Stephens organized his Maverick inventory by known or suspected creator from oldest to youngest. He arranged the products of the major creators by format, and within each format alphabetically by subject. The checklist is numbered consecutively, leaving unassigned numbers at the end of each section to facilitate admission of new discoveries.

The copy of Stephens’s volume The Mavericks stored with the collection is replete with marginal annotations in pencil. Some of these notes refer to engravings omitted from the printed list; these are given numbers (e.g. “S1460” or “S1468-A”) that attempt to preserve Stephens’s original scheme.

Using Stephens’s ordering of the material, the works of each creator have been processed as a separate series. Each work in the collection is identified by its Stephens number (e.g. S211) from the 1950 checklist or its 1964 supplement. If a work appears on neither printed list, a Stephens number is assigned and given in quotation marks (e.g. “S725-X”).

NPL holds Maverick engravings outside the main collection (principally in its rare book and bookplate collections) which have nonetheless been listed in the inventory according to their Stephens numbers.

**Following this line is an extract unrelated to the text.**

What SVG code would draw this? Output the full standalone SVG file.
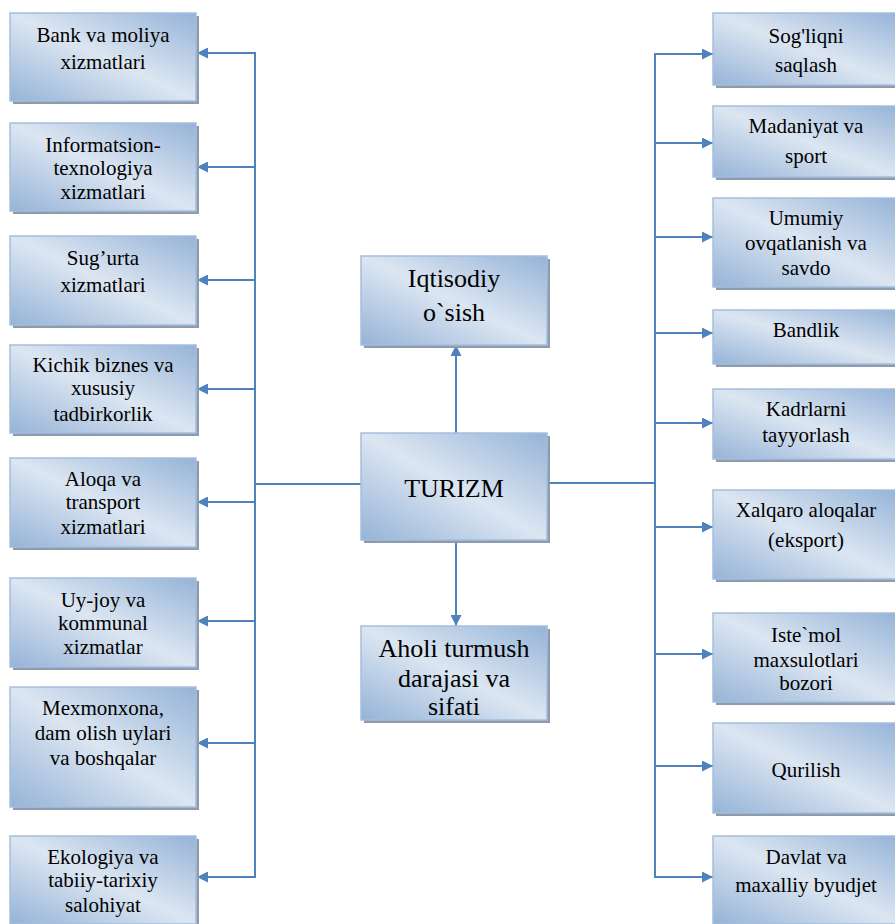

One item (S774b) found in Fine prints “M-small” was moved to the Maverick Family collection in the course of processing.

Archival materials, research notes, reproductions of Maverick engravings and other secondary materials have been gathered in four supplementary series filed after the main collection.

Dates

  • ca. 1750-1850

Creator

Conditions Governing Access

There are no access restrictions on this collection. Photocopying or photographing of materials is limited and no materials may be photocopied or photographed without permission from library staff.

Conditions Governing Use

Researchers wishing to publish, reproduce, or reprint materials from this collection must obtain permission from the Special Collections Division.

Biographical / Historical

Peter Rushton Maverick (1755-1811), son of Andrew Maverick and Sarah Rushton, was a New York City silversmith and engraver. His pupils in the art of engraving included William Dunlap, Francis Kearny and his own sons Peter and Samuel Maverick.

Peter Maverick (1780-1831), son of Peter Rushton Maverick and Ann Reynolds, was the most eminent of the Maverick family of engravers and a pioneer in the art of lithography. He lived and worked in New York City and, for more than a decade, in Newark. In 1809 he moved his family and shop from New York to a farm he had purchased on the Newark-Belleville road (now Broadway), later building a cottage on the “drift road” west of modern-day Lincoln Avenue and north of Chester Avenue. Maverick’s years as a Newark engraver were among his most prolific, and included the period in which Asher Brown Durand (see below) was his apprentice and business partner. Many signed engravings of this period bear the names of “P. Maverick and Durand.” John William Casilear was another distinguished pupil, and Maverick trained at least two of his many daughters, Emily and Maria Ann, and his son Peter Jr. in the trade as well.

Peter Maverick produced bookplates and trade cards for local businesses while under the tutelage of his father Peter Rushton Maverick, but came into his own chiefly in the areas of book illustration and bank note design. He counted publishers R. & W. A. Bartow, William Durell & Co., Eastburn, Kirk & Co. and banks as far away as Augusta, Georgia, and St. Louis, Missouri, among his clients. He became a founding member of the National Academy of Design.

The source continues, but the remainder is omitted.